- _Work to do_
In the entries below, find every line holding the string "this" and collect it.

- _Provided data_
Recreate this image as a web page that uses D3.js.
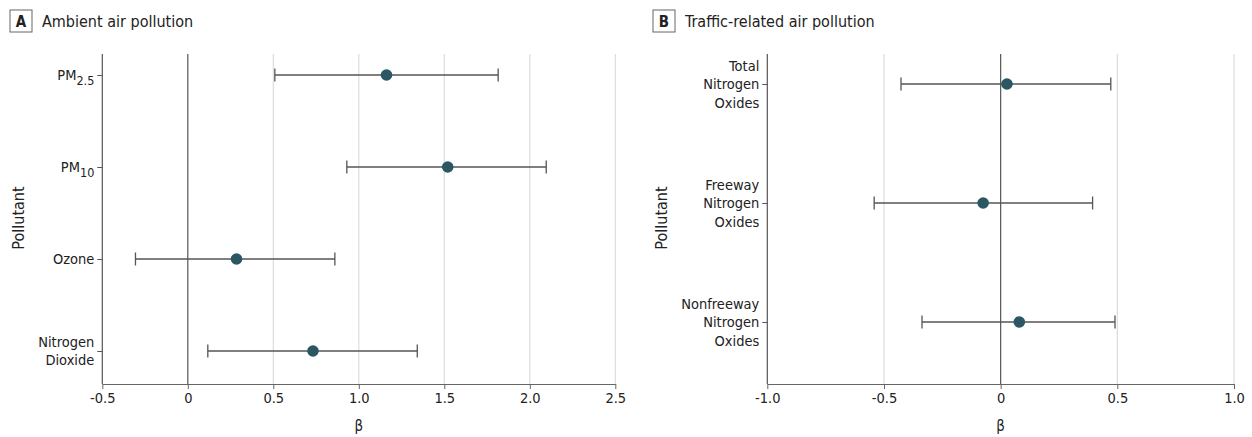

==

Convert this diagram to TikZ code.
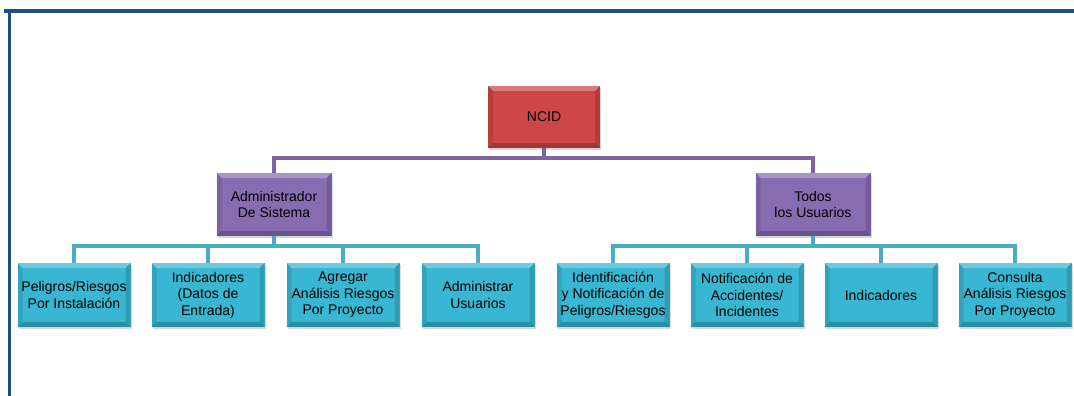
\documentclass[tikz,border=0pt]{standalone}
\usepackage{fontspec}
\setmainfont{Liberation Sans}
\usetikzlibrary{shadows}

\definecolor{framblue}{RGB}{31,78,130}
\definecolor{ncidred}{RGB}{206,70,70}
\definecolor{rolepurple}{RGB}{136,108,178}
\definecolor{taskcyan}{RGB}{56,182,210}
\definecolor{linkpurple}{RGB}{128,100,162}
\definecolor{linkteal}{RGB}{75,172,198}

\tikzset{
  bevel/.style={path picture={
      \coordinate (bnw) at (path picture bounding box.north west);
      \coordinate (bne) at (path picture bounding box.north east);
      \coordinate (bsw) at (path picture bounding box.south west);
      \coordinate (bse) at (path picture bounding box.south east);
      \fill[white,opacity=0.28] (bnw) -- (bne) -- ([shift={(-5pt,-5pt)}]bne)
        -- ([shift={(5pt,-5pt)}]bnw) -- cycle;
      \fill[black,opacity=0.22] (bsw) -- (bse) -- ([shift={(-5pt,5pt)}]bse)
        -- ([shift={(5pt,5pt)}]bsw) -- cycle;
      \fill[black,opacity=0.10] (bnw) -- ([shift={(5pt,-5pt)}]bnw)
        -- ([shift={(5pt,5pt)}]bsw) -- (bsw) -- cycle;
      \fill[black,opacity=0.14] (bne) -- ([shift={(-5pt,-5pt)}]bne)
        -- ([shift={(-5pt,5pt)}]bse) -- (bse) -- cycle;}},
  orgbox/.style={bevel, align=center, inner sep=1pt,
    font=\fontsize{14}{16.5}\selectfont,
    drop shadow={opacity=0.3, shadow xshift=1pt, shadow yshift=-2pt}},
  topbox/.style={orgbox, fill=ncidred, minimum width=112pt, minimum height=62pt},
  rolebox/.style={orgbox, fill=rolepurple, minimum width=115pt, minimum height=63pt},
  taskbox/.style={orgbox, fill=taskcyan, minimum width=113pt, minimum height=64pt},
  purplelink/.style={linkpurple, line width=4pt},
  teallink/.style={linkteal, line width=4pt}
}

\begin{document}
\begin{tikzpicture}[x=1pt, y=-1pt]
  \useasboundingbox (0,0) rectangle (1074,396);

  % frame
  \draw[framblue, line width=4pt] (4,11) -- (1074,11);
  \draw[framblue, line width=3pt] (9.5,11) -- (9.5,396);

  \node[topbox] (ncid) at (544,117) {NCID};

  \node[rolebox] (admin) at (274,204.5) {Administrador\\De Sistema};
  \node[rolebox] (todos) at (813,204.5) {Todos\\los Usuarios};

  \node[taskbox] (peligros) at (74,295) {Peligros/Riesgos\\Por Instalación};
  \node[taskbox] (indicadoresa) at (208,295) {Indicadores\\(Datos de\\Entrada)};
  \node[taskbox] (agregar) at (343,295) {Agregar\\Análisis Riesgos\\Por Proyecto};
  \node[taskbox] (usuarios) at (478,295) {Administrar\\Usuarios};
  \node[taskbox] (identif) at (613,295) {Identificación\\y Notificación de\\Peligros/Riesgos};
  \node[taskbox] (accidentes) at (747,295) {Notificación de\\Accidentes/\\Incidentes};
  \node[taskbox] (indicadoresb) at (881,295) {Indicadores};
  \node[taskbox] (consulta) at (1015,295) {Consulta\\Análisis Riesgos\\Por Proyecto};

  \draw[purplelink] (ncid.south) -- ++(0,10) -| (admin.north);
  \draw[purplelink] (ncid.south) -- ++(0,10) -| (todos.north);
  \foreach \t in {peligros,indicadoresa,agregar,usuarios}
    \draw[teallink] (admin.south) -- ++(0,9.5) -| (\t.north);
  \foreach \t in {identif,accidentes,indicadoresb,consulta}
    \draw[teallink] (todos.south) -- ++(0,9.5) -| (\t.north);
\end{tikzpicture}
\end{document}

- _Task response_
Recreate this image as a web page that uses D3.js.
Convert this diagram to TikZ code.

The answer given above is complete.